The scope for intellectual property theft through decompilation has been lessened by the increased use of thinner clients to connect to network services (this includes the move towards XML web services); there is less complexity to the client application, and the sophisticated logic is deployed within a remote network. In contrast, the prevalence of network services increases the scope for application subversion. Any network service that grants trust to clients based on data that is included in an assembly is subject to subversion through decompilation. Analysis of a client application can provide a wealth of information on network protocols and security configuration, which can be used to manipulate the network components of an application against the wishes and expectations of the developer.
Decompiling into Another LanguageMSIL is common between all .NET languages, meaning that an assembly written in Visual Basic .NET can be decompiled to produce C# statements, or statements in any other .NET-compliant language. There is no additional risk posed by this feature, but it does lower the barrier to understand your code; not only can the source code statements be reconstructed, but they can be reconstructed in a language which a potential attacker is familiar with. |
In this section, we demonstrate how much detail a decompiler exposes from an assembly. You will use the open source Anakrino/Exemplar decompiler to decompile the single-file assembly you created in the previous section; at the time of writing, the decompiler is available at http://www.saurik.com/net/exemplar/.
The decompiled versions of the SumNumbers and SumArray classes are belowthe decompiler we have selected generates only C# source code. We do not explain how to install or use the decompiler in this bookwe present the decompiled output so that you can understand what kind of information can be obtained from an assembly:
# C# using System; public class SumNumbers { private int o_total; public SumNumbers( ) { o_total = 0; } public void AddNumber(int p_number) { o_total += p_number; } public int GetTotal( ) { return o_total; } }
|
The efficacy of a decompiler is measured by the accuracy of the source code that it generatesthe better a decompiler is, the more the decompiled source code resembles the original statements. Our decompilation has produced a rendition of the SumNumbers class that is very close to the original; the names of the fields are preserved, and the structure and function of the class is clear:
# C# public class SumArray { public static int SumArrayOfIntegers(int[] p_arr) { SumNumbers sumNumbers = new SumNumbers( ); int[] nums = p_arr; for (int k = 0; k < (int)nums.Length; k++) { int j = nums[k]; sumNumbers.AddNumber(j); } return sumNumbers.GetTotal( ); } }
The decompiled version of the SumArray class is less like the original but still clearly demonstrates the implementation. Our simple assembly is easily decompiled, and the workings of our data types are clearly exposed; logic that is more complex can cause difficulties for decompilers, but in general, an unprotected assembly will yield its secrets easily.
If your assemblies contain no proprietary data, and no information that can be used to subvert your application, then you are in a position to distribute the assemblies freely; otherwise, you should consider protecting against decompilation with one of the techniques discussed below.
|
Obfuscation is the technique of altering the MSIL statements so that the application executes in the same way, but the output of a decompiler is unreadable.
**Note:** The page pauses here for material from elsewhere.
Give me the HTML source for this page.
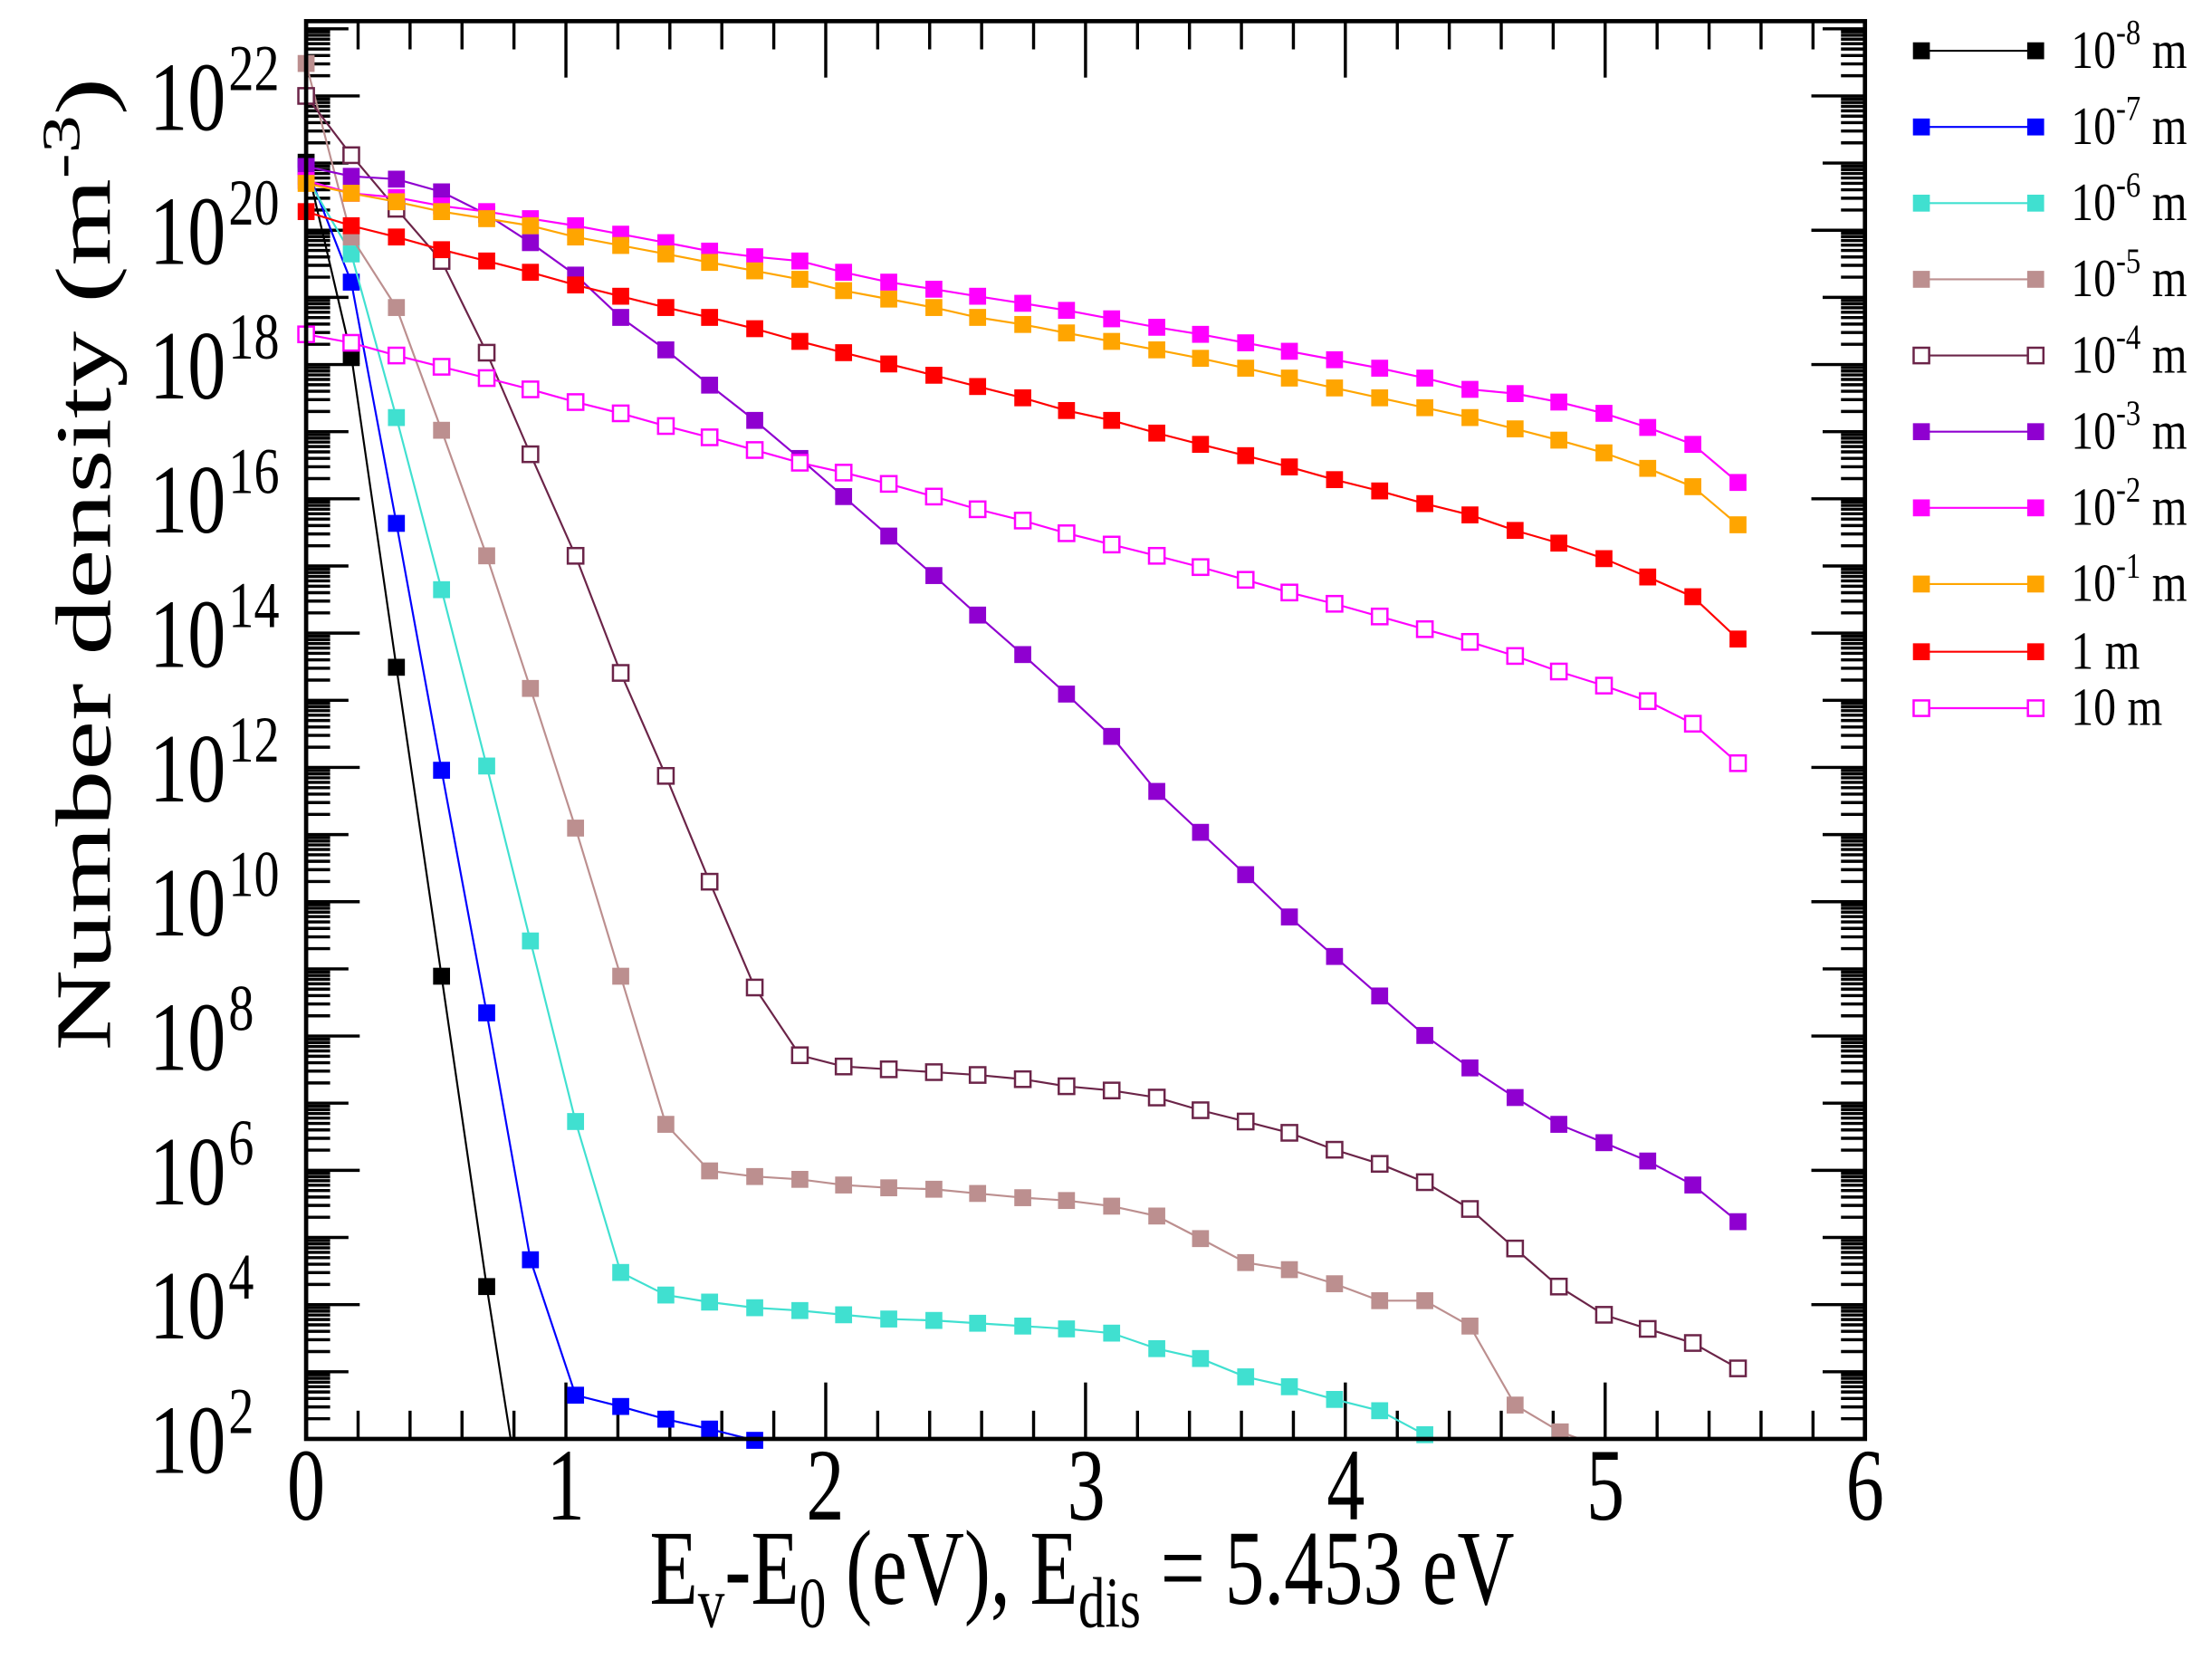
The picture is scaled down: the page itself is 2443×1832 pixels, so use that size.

Obfuscation is such an important technique that Microsoft has included a copy of a limited functionality obfuscator in Visual Studio .NET 2003. Different obfuscators use different approaches to obscure decompiler output, but we summarize the more common types of obfuscation below:
Obfuscators rename the nonpublic methods and fields defined by your data types in a way that makes it difficult to read the decompiled output. A common technique is to use very long strings that differ by a single character or to use non-printing characters accepted by the .NET runtime, but which text editors do not display correctly.
Obfuscators make application logic more difficult to follow by creating complex sequences of method calls that do not do anything. This is more effective than it sounds, because it is hard to establish if these methods are related to the logic of the application. This technique is especially effective when combined with method and field renaming, creating especially complex decompiled output.
Encryption is applied to the literal strings defined within your assemblies; the purpose of this is to slow down searches that may reveal the purpose of sections of code; for example, searching for the word "license" may reveal which parts of your code deal with application license control.
Effective obfuscators combine these approaches and often apply proprietary techniques. There is a kind of "arms race" between the developers of obfuscators and the developers of decompilers, where each new feature added by an obfuscator is eventually compromised by a decompiler.
The biggest problem with obfuscation is that it alters the MSIL within your assembly; when problems arise, you will find that the obfuscation process can seriously hamper the debugging process. As a general guideline, do not obfuscate your assemblies unless you have to, and always select an obfuscator from a reputable company that will be able to support you if you encounter problems.
|
As you will see in Chapter 4, the .NET Framework runtime compiles your MSIL statements into native commands for the CPU before the code is executed. An alternative to obfuscation is to perform this compilation yourself and to create native instructions that cannot be processed by an MSIL decompiler.
Native compilation is a relatively new technique as applied to .NET assemblies, and the tools available at the time of writing are immature; the principal risk with native compilation is that the output can differ from that produced by the normal .NET compilation process, which can hamper the debugging process.